**Given material**

◇ ◇ ◇ ◇

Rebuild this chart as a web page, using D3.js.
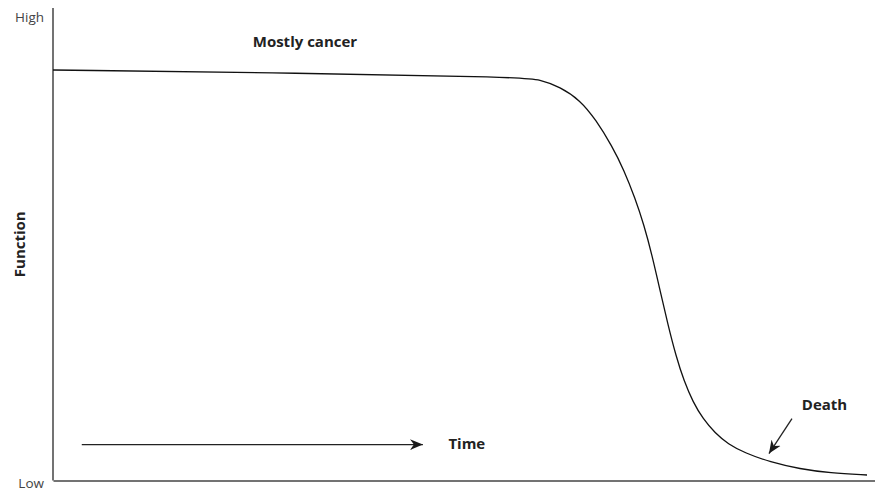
<!DOCTYPE html>
<html><head><meta charset="utf-8">
<script src="https://cdn.jsdelivr.net/npm/d3@7/dist/d3.min.js"></script>
<style>
html,body{margin:0;padding:0;background:#fff;}
svg{display:block;}
text{font-family:"Open Sans","Noto Sans",sans-serif;}
</style></head>
<body>
<svg id="chart" width="875" height="491"></svg>
<script>
// Data (time 0-100, function 0-100)
const timeValues = [0, 30.05, 56.81, 59.25, 61.68, 64.11, 66.06, 68.00, 69.46, 70.80, 71.90, 72.87, 73.84, 74.82, 75.79, 76.76, 77.86, 79.08, 80.54, 82.12, 84.18, 87.23, 90.88, 94.53, 99.03];
const functionValues = [86.88, 86.24, 85.33, 84.87, 83.28, 80.53, 76.30, 70.79, 65.71, 59.79, 54.07, 47.72, 40.32, 32.91, 26.35, 21.06, 16.61, 13.02, 10.05, 7.72, 5.82, 3.92, 2.43, 1.59, 1.16];
const yTickValues = [0, 98];
const yTickLabels = ["Low", "High"];
const yAxisTitle = "Function";
const annotations = [
  {text: "Mostly cancer", t: 24.3, f: 91.7},
  {text: "Time", t: 48.1, f: 6.6},
  {text: "Death", t: 91.1, f: 15.0}
];
const arrows = [
  {t0: 3.5, f0: 7.6, t1: 45.0, f1: 7.6},
  {t0: 89.9, f0: 13.1, t1: 87.1, f1: 5.7}
];

const svg = d3.select("#chart");
const x = d3.scaleLinear().domain([0, 100]).range([53, 875]);
const y = d3.scaleLinear().domain([0, 100]).range([480.5, 8]);

// arrow marker
svg.append("defs").append("marker")
  .attr("id", "ah").attr("viewBox", "-13 -6 14 12")
  .attr("refX", 0).attr("refY", 0)
  .attr("markerUnits", "userSpaceOnUse")
  .attr("markerWidth", 14).attr("markerHeight", 12)
  .attr("orient", "auto")
  .append("path").attr("d", "M0,0 L-13,-5.5 L-9,0 L-13,5.5 Z").attr("fill", "#1a1a1a");

// y axis
const yAxis = d3.axisLeft(y).tickValues(yTickValues)
  .tickFormat((d, i) => yTickLabels[i]).tickSize(0).tickPadding(9);
const gy = svg.append("g").attr("transform", `translate(${x(0)},0)`).call(yAxis);
gy.select(".domain").attr("stroke", "#444").attr("stroke-width", 1.5).attr("d", `M0,${y(0)}V${y(100)}`);
gy.selectAll(".tick text").attr("font-size", 13.5).attr("fill", "#444")
  .attr("font-family", "'Open Sans','Noto Sans',sans-serif");
gy.selectAll(".tick").filter((d) => d === 0).select("text").attr("dy", "0.5em");

// x axis (line only)
const xAxis = d3.axisBottom(x).tickValues([]).tickSize(0);
const gx = svg.append("g").attr("transform", `translate(0,${y(0)})`).call(xAxis);
gx.select(".domain").attr("stroke", "#444").attr("stroke-width", 1.5);

// axis title
svg.append("text")
  .attr("transform", `translate(25,${y(50)}) rotate(-90)`)
  .attr("text-anchor", "middle")
  .attr("font-size", 15).attr("font-weight", "bold").attr("fill", "#222")
  .text(yAxisTitle);

// curve
const pts = timeValues.map((t, i) => [t, functionValues[i]]);
const line = d3.line().x(d => x(d[0])).y(d => y(d[1])).curve(d3.curveBasis);
svg.append("path").datum(pts).attr("d", line)
  .attr("fill", "none").attr("stroke", "#111").attr("stroke-width", 1.3);

// arrows
svg.selectAll(".arr").data(arrows).enter().append("line")
  .attr("x1", d => x(d.t0)).attr("y1", d => y(d.f0))
  .attr("x2", d => x(d.t1)).attr("y2", d => y(d.f1))
  .attr("stroke", "#222").attr("stroke-width", 1.3)
  .attr("marker-end", "url(#ah)");

// labels
svg.selectAll(".ann").data(annotations).enter().append("text")
  .attr("x", d => x(d.t)).attr("y", d => y(d.f))
  .attr("font-size", 15).attr("font-weight", "bold").attr("fill", "#222")
  .text(d => d.text);
</script>
</body></html>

◇ ◇ ◇ ◇

**Directions for this task**
Quote the material word for word, dropping any images it holds.

**The answer**
Rebuild this chart as a web page, using D3.js.
<!DOCTYPE html>
<html><head><meta charset="utf-8">
<script src="https://cdn.jsdelivr.net/npm/d3@7/dist/d3.min.js"></script>
<style>
html,body{margin:0;padding:0;background:#fff;}
svg{display:block;}
text{font-family:"Open Sans","Noto Sans",sans-serif;}
</style></head>
<body>
<svg id="chart" width="875" height="491"></svg>
<script>
// Data (time 0-100, function 0-100)
const timeValues = [0, 30.05, 56.81, 59.25, 61.68, 64.11, 66.06, 68.00, 69.46, 70.80, 71.90, 72.87, 73.84, 74.82, 75.79, 76.76, 77.86, 79.08, 80.54, 82.12, 84.18, 87.23, 90.88, 94.53, 99.03];
const functionValues = [86.88, 86.24, 85.33, 84.87, 83.28, 80.53, 76.30, 70.79, 65.71, 59.79, 54.07, 47.72, 40.32, 32.91, 26.35, 21.06, 16.61, 13.02, 10.05, 7.72, 5.82, 3.92, 2.43, 1.59, 1.16];
const yTickValues = [0, 98];
const yTickLabels = ["Low", "High"];
const yAxisTitle = "Function";
const annotations = [
  {text: "Mostly cancer", t: 24.3, f: 91.7},
  {text: "Time", t: 48.1, f: 6.6},
  {text: "Death", t: 91.1, f: 15.0}
];
const arrows = [
  {t0: 3.5, f0: 7.6, t1: 45.0, f1: 7.6},
  {t0: 89.9, f0: 13.1, t1: 87.1, f1: 5.7}
];

const svg = d3.select("#chart");
const x = d3.scaleLinear().domain([0, 100]).range([53, 875]);
const y = d3.scaleLinear().domain([0, 100]).range([480.5, 8]);

// arrow marker
svg.append("defs").append("marker")
  .attr("id", "ah").attr("viewBox", "-13 -6 14 12")
  .attr("refX", 0).attr("refY", 0)
  .attr("markerUnits", "userSpaceOnUse")
  .attr("markerWidth", 14).attr("markerHeight", 12)
  .attr("orient", "auto")
  .append("path").attr("d", "M0,0 L-13,-5.5 L-9,0 L-13,5.5 Z").attr("fill", "#1a1a1a");

// y axis
const yAxis = d3.axisLeft(y).tickValues(yTickValues)
  .tickFormat((d, i) => yTickLabels[i]).tickSize(0).tickPadding(9);
const gy = svg.append("g").attr("transform", `translate(${x(0)},0)`).call(yAxis);
gy.select(".domain").attr("stroke", "#444").attr("stroke-width", 1.5).attr("d", `M0,${y(0)}V${y(100)}`);
gy.selectAll(".tick text").attr("font-size", 13.5).attr("fill", "#444")
  .attr("font-family", "'Open Sans','Noto Sans',sans-serif");
gy.selectAll(".tick").filter((d) => d === 0).select("text").attr("dy", "0.5em");

// x axis (line only)
const xAxis = d3.axisBottom(x).tickValues([]).tickSize(0);
const gx = svg.append("g").attr("transform", `translate(0,${y(0)})`).call(xAxis);
gx.select(".domain").attr("stroke", "#444").attr("stroke-width", 1.5);

// axis title
svg.append("text")
  .attr("transform", `translate(25,${y(50)}) rotate(-90)`)
  .attr("text-anchor", "middle")
  .attr("font-size", 15).attr("font-weight", "bold").attr("fill", "#222")
  .text(yAxisTitle);

// curve
const pts = timeValues.map((t, i) => [t, functionValues[i]]);
const line = d3.line().x(d => x(d[0])).y(d => y(d[1])).curve(d3.curveBasis);
svg.append("path").datum(pts).attr("d", line)
  .attr("fill", "none").attr("stroke", "#111").attr("stroke-width", 1.3);

// arrows
svg.selectAll(".arr").data(arrows).enter().append("line")
  .attr("x1", d => x(d.t0)).attr("y1", d => y(d.f0))
  .attr("x2", d => x(d.t1)).attr("y2", d => y(d.f1))
  .attr("stroke", "#222").attr("stroke-width", 1.3)
  .attr("marker-end", "url(#ah)");

// labels
svg.selectAll(".ann").data(annotations).enter().append("text")
  .attr("x", d => x(d.t)).attr("y", d => y(d.f))
  .attr("font-size", 15).attr("font-weight", "bold").attr("fill", "#222")
  .text(d => d.text);
</script>
</body></html>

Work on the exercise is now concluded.